The psalmist speaks of a dream being fulfilled long ago, leading to joy and laughter. A dream brought to life when so many felt incredibly hopeless, including wondering if God had just flat-out given up on them. And far too many will wonder the same thing this week as they approach what is meant to be the majestic serenity of December 24 and 25. And yet, those two often most chaotic days can feel like a towering intimidating force, not just from God, but from family and friends. Sometimes we feel as if we must master the art of finding the perfect gift for our loved ones. Or we better write the most uplifting card to put in the mail. Or we better maximize our kitchen tools to craft the best meal to feed a houseful. There’s so much that must be done, so many slots of love to fill, so many expectations to reach in making this the happiest time of year for others to enjoy. It can feel so incredibly draining, wondering where is all the hope and majesty that this week and beyond is meant to bring into our life.
Except, God insists that the dream has already come true. The dream of a world, of an eternity, that is not dependent on how much time we spend scrolling through websites or up-and-down merchandise aisles to find just the right something or if we pick the perfect cover image and inside message of a Hallmark creation or if we cater the greatest holiday meal ever imaginable. The dream that God’s love and constant grace-filled presence is not contingent on how well we pull off the next week or any other time in our life: that dream has already come true in Jesus Christ.

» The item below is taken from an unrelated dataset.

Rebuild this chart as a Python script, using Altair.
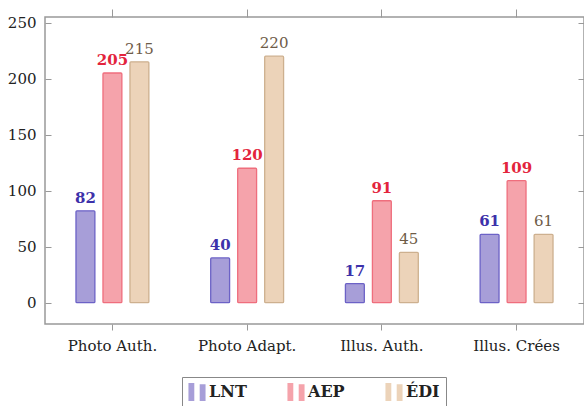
import altair as alt
import pandas as pd

categories = ["Photo Auth.", "Photo Adapt.", "Illus. Auth.", "Illus. Crées"]
series = ["LNT", "AEP", "ÉDI"]
lnt = [82, 40, 17, 61]
aep = [205, 120, 91, 109]
edi = [215, 220, 45, 61]
y_ticks = [0, 50, 100, 150, 200, 250]

fill_colors = ["#a79ed8", "#f5a3ab", "#ecd3b9"]
stroke_colors = ["#6c62c6", "#ef6e7d", "#cdb08f"]
label_colors = ["#3d31aa", "#e3243c", "#6e5b47"]

rows = []
for s, vals in zip(series, [lnt, aep, edi]):
    for c, v in zip(categories, vals):
        rows.append({"cat": c, "series": s, "value": v})
df = pd.DataFrame(rows)

FONT = "DejaVu Serif"
x_scale = alt.Scale(domain=categories, paddingInner=0.459, paddingOuter=0.23)
xo_scale = alt.Scale(domain=series, paddingInner=0.3, paddingOuter=0)
y_scale = alt.Scale(domain=[-19, 255], nice=False, zero=False)
label_color_scale = alt.Scale(domain=series, range=label_colors)

base = alt.Chart(df)

bars = base.mark_bar(strokeWidth=1.3, cornerRadius=1).encode(
    x=alt.X("cat:N", scale=x_scale, sort=categories,
            axis=alt.Axis(orient="bottom", title=None, labelAngle=0, tickSize=6,
                          domain=False, labelPadding=8, labelFont=FONT,
                          labelFontSize=15, labelColor="#222", tickColor="#999")),
    xOffset=alt.XOffset("series:N", scale=xo_scale, sort=series),
    y=alt.Y("value:Q", scale=y_scale,
            axis=alt.Axis(orient="left", values=y_ticks, offset=-6, tickSize=6,
                          domain=False, labelPadding=9, title=None, grid=False,
                          labelFont=FONT, labelFontSize=15, labelColor="#222",
                          tickColor="#999")),
    y2=alt.datum(0),
    fill=alt.Fill("series:N", scale=alt.Scale(domain=series, range=fill_colors),
                  legend=alt.Legend(orient="none", legendX=137, legendY=360,
                                    direction="horizontal", title=None,
                                    symbolType="M-0.95,-1H-0.3V1H-0.95Z M0.3,-0.85H0.95V1H0.3Z",
                                    symbolSize=324, symbolStrokeWidth=0,
                                    labelFont=FONT, labelFontSize=16, labelFontWeight="bold",
                                    labelColor="#222",
                                    strokeColor="#888", padding=6, columnPadding=40,
                                    labelOffset=3, symbolOpacity=1)),
    stroke=alt.Stroke("series:N", scale=alt.Scale(domain=series, range=stroke_colors),
                      legend=None),
)

labels_bold = base.transform_filter(alt.datum.series != "ÉDI").mark_text(
    dy=-5, baseline="bottom", fontSize=15, font=FONT, fontWeight="bold"
).encode(
    x=alt.X("cat:N", scale=x_scale, sort=categories,
            axis=alt.Axis(orient="top", title=None, labels=False, tickSize=8,
                          domain=False, tickColor="#999")),
    xOffset=alt.XOffset("series:N", scale=xo_scale, sort=series),
    y=alt.Y("value:Q", scale=y_scale,
            axis=alt.Axis(orient="right", values=y_ticks, offset=-6, tickSize=6,
                          domain=False, labels=False, title=None, grid=False,
                          tickColor="#999")),
    text=alt.Text("value:Q"),
    color=alt.Color("series:N", scale=label_color_scale, legend=None),
)

labels_normal = base.transform_filter(alt.datum.series == "ÉDI").mark_text(
    dy=-5, baseline="bottom", fontSize=15, font=FONT
).encode(
    x=alt.X("cat:N", scale=x_scale, sort=categories, axis=None),
    xOffset=alt.XOffset("series:N", scale=xo_scale, sort=series),
    y=alt.Y("value:Q", scale=y_scale, axis=None),
    text=alt.Text("value:Q"),
    color=alt.Color("series:N", scale=label_color_scale, legend=None),
)

chart = alt.layer(bars, labels_bold, labels_normal).resolve_axis(
    x="independent", y="independent"
).properties(
    width=539, height=307,
    autosize=alt.AutoSizeParams(type="none"),
    padding={"left": 45, "top": 17, "right": 0, "bottom": 82},
    background="white",
).configure_view(stroke="#999", strokeWidth=1.5)

chart.save("out.html", embed_options={"renderer": "svg", "actions": False})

Granted, that doesn’t mean we can’t try to pull off not just our Sunday best, but our daily best in showing a bit more love and grace and compassion to all children of God, regardless of how well they celebrate December 24 or 25. But if, for whatever reason, you don’t have it in you this year; if, for whatever reason, there comes the day or days when you don’t think you have much love to share at all, the Gospel remains that there is more than enough in Jesus Christ. And there will be more than enough to bring the Good News, to bring the dream of all humanity to life not just next weekend, but today, and every day. Yes, this season of Advent will remind us that the dream of a full-scale restoration of hope and peace and the most serene tranquility is not quite there yet, to say the least, but there is still more than enough for us to experience the most holy glimpse of it right here, right now. That, through it all, nothing can happen in this life to separate us from that relentless love in Jesus Christ, our Lord. And for that Greatest News of all, we most certainly give thanks to God, indeed! Amen!